▶ Work to do
Output all lines exactly, with nothing added or dropped.

START Stored data

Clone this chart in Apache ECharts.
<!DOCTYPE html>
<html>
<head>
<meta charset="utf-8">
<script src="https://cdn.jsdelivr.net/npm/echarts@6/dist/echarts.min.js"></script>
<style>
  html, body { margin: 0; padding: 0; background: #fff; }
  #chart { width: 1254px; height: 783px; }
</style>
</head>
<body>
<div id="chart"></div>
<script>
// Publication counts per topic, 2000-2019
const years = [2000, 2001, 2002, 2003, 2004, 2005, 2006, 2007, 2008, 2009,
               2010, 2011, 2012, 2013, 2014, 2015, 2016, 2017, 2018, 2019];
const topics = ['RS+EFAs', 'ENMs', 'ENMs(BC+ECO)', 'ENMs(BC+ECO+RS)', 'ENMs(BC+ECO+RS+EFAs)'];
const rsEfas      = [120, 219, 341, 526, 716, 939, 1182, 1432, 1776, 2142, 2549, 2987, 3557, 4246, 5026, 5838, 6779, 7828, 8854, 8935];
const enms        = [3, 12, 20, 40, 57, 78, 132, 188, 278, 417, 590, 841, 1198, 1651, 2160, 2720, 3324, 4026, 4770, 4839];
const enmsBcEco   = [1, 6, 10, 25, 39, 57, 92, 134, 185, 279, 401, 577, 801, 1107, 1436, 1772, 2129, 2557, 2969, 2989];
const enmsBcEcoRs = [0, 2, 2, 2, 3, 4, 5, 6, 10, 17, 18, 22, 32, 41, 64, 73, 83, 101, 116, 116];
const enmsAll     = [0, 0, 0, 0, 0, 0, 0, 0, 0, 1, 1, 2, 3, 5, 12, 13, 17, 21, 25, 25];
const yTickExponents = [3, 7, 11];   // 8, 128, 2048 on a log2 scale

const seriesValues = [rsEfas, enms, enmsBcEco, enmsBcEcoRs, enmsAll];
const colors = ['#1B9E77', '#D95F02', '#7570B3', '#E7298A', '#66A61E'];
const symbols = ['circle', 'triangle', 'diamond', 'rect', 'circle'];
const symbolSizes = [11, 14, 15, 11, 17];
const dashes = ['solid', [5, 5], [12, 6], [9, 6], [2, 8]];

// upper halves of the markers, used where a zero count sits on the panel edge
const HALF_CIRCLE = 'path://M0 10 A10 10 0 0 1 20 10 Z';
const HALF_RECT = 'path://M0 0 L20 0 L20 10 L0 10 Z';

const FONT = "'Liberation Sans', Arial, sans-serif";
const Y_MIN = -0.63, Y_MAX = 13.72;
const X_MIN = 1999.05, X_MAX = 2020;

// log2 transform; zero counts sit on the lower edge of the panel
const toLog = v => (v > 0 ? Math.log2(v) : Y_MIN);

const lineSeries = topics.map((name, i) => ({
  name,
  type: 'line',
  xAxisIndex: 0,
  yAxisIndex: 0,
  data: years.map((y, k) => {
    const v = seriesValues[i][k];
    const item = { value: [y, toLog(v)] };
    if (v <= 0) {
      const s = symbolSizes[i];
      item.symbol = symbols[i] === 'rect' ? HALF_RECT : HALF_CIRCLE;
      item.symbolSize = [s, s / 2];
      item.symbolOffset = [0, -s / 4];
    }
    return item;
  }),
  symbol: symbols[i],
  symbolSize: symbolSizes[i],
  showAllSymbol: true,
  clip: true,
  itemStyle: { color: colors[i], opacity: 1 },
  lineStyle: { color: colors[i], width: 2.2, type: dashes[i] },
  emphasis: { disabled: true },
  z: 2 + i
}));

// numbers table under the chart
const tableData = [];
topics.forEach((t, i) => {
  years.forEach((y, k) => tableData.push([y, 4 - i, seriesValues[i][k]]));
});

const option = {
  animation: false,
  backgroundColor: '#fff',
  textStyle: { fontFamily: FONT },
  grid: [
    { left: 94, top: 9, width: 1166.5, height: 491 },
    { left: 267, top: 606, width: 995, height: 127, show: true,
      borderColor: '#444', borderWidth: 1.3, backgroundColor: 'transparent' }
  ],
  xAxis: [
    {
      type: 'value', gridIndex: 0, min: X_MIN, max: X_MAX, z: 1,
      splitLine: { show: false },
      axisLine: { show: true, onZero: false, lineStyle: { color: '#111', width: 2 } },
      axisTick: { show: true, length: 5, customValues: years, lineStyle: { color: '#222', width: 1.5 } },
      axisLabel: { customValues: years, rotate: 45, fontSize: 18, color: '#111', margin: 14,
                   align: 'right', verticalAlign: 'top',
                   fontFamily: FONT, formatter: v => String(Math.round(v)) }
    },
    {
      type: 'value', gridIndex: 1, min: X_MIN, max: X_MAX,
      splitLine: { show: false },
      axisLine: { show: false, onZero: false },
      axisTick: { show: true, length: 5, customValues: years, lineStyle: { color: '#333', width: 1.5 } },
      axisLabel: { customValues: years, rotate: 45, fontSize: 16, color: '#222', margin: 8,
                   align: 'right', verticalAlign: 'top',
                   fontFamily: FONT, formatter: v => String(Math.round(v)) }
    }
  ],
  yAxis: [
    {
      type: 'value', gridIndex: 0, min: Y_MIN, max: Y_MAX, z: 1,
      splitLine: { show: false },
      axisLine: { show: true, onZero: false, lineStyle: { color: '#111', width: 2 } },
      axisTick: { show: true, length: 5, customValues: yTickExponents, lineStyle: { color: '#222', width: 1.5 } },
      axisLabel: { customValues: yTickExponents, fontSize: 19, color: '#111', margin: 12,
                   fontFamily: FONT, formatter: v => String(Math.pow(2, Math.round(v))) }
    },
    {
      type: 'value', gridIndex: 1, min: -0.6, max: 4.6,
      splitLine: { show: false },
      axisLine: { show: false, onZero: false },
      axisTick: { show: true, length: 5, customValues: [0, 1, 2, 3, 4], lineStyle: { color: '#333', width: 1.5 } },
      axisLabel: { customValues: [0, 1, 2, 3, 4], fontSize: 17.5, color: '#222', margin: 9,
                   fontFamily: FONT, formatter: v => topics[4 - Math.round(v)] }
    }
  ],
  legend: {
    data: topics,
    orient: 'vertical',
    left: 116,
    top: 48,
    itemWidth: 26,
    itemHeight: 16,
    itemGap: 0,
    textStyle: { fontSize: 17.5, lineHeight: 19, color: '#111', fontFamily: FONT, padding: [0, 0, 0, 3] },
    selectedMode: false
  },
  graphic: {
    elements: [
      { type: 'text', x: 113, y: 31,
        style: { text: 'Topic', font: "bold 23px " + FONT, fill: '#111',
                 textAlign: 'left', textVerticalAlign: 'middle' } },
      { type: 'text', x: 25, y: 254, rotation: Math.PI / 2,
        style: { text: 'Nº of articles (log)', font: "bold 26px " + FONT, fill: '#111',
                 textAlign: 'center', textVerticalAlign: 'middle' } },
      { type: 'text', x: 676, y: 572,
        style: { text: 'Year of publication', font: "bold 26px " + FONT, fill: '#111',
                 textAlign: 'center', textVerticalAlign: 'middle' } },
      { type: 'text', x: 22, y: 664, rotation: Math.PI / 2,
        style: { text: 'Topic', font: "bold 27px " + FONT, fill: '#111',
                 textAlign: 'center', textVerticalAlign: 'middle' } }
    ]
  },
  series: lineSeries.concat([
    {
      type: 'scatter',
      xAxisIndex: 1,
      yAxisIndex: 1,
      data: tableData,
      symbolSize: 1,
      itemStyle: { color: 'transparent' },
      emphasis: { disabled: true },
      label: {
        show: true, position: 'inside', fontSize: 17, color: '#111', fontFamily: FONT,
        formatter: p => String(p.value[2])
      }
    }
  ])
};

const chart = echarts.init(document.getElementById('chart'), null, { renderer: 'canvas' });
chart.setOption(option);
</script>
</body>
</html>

END Stored data

▶ Full answer
Clone this chart in Apache ECharts.
<!DOCTYPE html>
<html>
<head>
<meta charset="utf-8">
<script src="https://cdn.jsdelivr.net/npm/echarts@6/dist/echarts.min.js"></script>
<style>
  html, body { margin: 0; padding: 0; background: #fff; }
  #chart { width: 1254px; height: 783px; }
</style>
</head>
<body>
<div id="chart"></div>
<script>
// Publication counts per topic, 2000-2019
const years = [2000, 2001, 2002, 2003, 2004, 2005, 2006, 2007, 2008, 2009,
               2010, 2011, 2012, 2013, 2014, 2015, 2016, 2017, 2018, 2019];
const topics = ['RS+EFAs', 'ENMs', 'ENMs(BC+ECO)', 'ENMs(BC+ECO+RS)', 'ENMs(BC+ECO+RS+EFAs)'];
const rsEfas      = [120, 219, 341, 526, 716, 939, 1182, 1432, 1776, 2142, 2549, 2987, 3557, 4246, 5026, 5838, 6779, 7828, 8854, 8935];
const enms        = [3, 12, 20, 40, 57, 78, 132, 188, 278, 417, 590, 841, 1198, 1651, 2160, 2720, 3324, 4026, 4770, 4839];
const enmsBcEco   = [1, 6, 10, 25, 39, 57, 92, 134, 185, 279, 401, 577, 801, 1107, 1436, 1772, 2129, 2557, 2969, 2989];
const enmsBcEcoRs = [0, 2, 2, 2, 3, 4, 5, 6, 10, 17, 18, 22, 32, 41, 64, 73, 83, 101, 116, 116];
const enmsAll     = [0, 0, 0, 0, 0, 0, 0, 0, 0, 1, 1, 2, 3, 5, 12, 13, 17, 21, 25, 25];
const yTickExponents = [3, 7, 11];   // 8, 128, 2048 on a log2 scale

const seriesValues = [rsEfas, enms, enmsBcEco, enmsBcEcoRs, enmsAll];
const colors = ['#1B9E77', '#D95F02', '#7570B3', '#E7298A', '#66A61E'];
const symbols = ['circle', 'triangle', 'diamond', 'rect', 'circle'];
const symbolSizes = [11, 14, 15, 11, 17];
const dashes = ['solid', [5, 5], [12, 6], [9, 6], [2, 8]];

// upper halves of the markers, used where a zero count sits on the panel edge
const HALF_CIRCLE = 'path://M0 10 A10 10 0 0 1 20 10 Z';
const HALF_RECT = 'path://M0 0 L20 0 L20 10 L0 10 Z';

const FONT = "'Liberation Sans', Arial, sans-serif";
const Y_MIN = -0.63, Y_MAX = 13.72;
const X_MIN = 1999.05, X_MAX = 2020;

// log2 transform; zero counts sit on the lower edge of the panel
const toLog = v => (v > 0 ? Math.log2(v) : Y_MIN);

const lineSeries = topics.map((name, i) => ({
  name,
  type: 'line',
  xAxisIndex: 0,
  yAxisIndex: 0,
  data: years.map((y, k) => {
    const v = seriesValues[i][k];
    const item = { value: [y, toLog(v)] };
    if (v <= 0) {
      const s = symbolSizes[i];
      item.symbol = symbols[i] === 'rect' ? HALF_RECT : HALF_CIRCLE;
      item.symbolSize = [s, s / 2];
      item.symbolOffset = [0, -s / 4];
    }
    return item;
  }),
  symbol: symbols[i],
  symbolSize: symbolSizes[i],
  showAllSymbol: true,
  clip: true,
  itemStyle: { color: colors[i], opacity: 1 },
  lineStyle: { color: colors[i], width: 2.2, type: dashes[i] },
  emphasis: { disabled: true },
  z: 2 + i
}));

// numbers table under the chart
const tableData = [];
topics.forEach((t, i) => {
  years.forEach((y, k) => tableData.push([y, 4 - i, seriesValues[i][k]]));
});

const option = {
  animation: false,
  backgroundColor: '#fff',
  textStyle: { fontFamily: FONT },
  grid: [
    { left: 94, top: 9, width: 1166.5, height: 491 },
    { left: 267, top: 606, width: 995, height: 127, show: true,
      borderColor: '#444', borderWidth: 1.3, backgroundColor: 'transparent' }
  ],
  xAxis: [
    {
      type: 'value', gridIndex: 0, min: X_MIN, max: X_MAX, z: 1,
      splitLine: { show: false },
      axisLine: { show: true, onZero: false, lineStyle: { color: '#111', width: 2 } },
      axisTick: { show: true, length: 5, customValues: years, lineStyle: { color: '#222', width: 1.5 } },
      axisLabel: { customValues: years, rotate: 45, fontSize: 18, color: '#111', margin: 14,
                   align: 'right', verticalAlign: 'top',
                   fontFamily: FONT, formatter: v => String(Math.round(v)) }
    },
    {
      type: 'value', gridIndex: 1, min: X_MIN, max: X_MAX,
      splitLine: { show: false },
      axisLine: { show: false, onZero: false },
      axisTick: { show: true, length: 5, customValues: years, lineStyle: { color: '#333', width: 1.5 } },
      axisLabel: { customValues: years, rotate: 45, fontSize: 16, color: '#222', margin: 8,
                   align: 'right', verticalAlign: 'top',
                   fontFamily: FONT, formatter: v => String(Math.round(v)) }
    }
  ],
  yAxis: [
    {
      type: 'value', gridIndex: 0, min: Y_MIN, max: Y_MAX, z: 1,
      splitLine: { show: false },
      axisLine: { show: true, onZero: false, lineStyle: { color: '#111', width: 2 } },
      axisTick: { show: true, length: 5, customValues: yTickExponents, lineStyle: { color: '#222', width: 1.5 } },
      axisLabel: { customValues: yTickExponents, fontSize: 19, color: '#111', margin: 12,
                   fontFamily: FONT, formatter: v => String(Math.pow(2, Math.round(v))) }
    },
    {
      type: 'value', gridIndex: 1, min: -0.6, max: 4.6,
      splitLine: { show: false },
      axisLine: { show: false, onZero: false },
      axisTick: { show: true, length: 5, customValues: [0, 1, 2, 3, 4], lineStyle: { color: '#333', width: 1.5 } },
      axisLabel: { customValues: [0, 1, 2, 3, 4], fontSize: 17.5, color: '#222', margin: 9,
                   fontFamily: FONT, formatter: v => topics[4 - Math.round(v)] }
    }
  ],
  legend: {
    data: topics,
    orient: 'vertical',
    left: 116,
    top: 48,
    itemWidth: 26,
    itemHeight: 16,
    itemGap: 0,
    textStyle: { fontSize: 17.5, lineHeight: 19, color: '#111', fontFamily: FONT, padding: [0, 0, 0, 3] },
    selectedMode: false
  },
  graphic: {
    elements: [
      { type: 'text', x: 113, y: 31,
        style: { text: 'Topic', font: "bold 23px " + FONT, fill: '#111',
                 textAlign: 'left', textVerticalAlign: 'middle' } },
      { type: 'text', x: 25, y: 254, rotation: Math.PI / 2,
        style: { text: 'Nº of articles (log)', font: "bold 26px " + FONT, fill: '#111',
                 textAlign: 'center', textVerticalAlign: 'middle' } },
      { type: 'text', x: 676, y: 572,
        style: { text: 'Year of publication', font: "bold 26px " + FONT, fill: '#111',
                 textAlign: 'center', textVerticalAlign: 'middle' } },
      { type: 'text', x: 22, y: 664, rotation: Math.PI / 2,
        style: { text: 'Topic', font: "bold 27px " + FONT, fill: '#111',
                 textAlign: 'center', textVerticalAlign: 'middle' } }
    ]
  },
  series: lineSeries.concat([
    {
      type: 'scatter',
      xAxisIndex: 1,
      yAxisIndex: 1,
      data: tableData,
      symbolSize: 1,
      itemStyle: { color: 'transparent' },
      emphasis: { disabled: true },
      label: {
        show: true, position: 'inside', fontSize: 17, color: '#111', fontFamily: FONT,
        formatter: p => String(p.value[2])
      }
    }
  ])
};

const chart = echarts.init(document.getElementById('chart'), null, { renderer: 'canvas' });
chart.setOption(option);
</script>
</body>
</html>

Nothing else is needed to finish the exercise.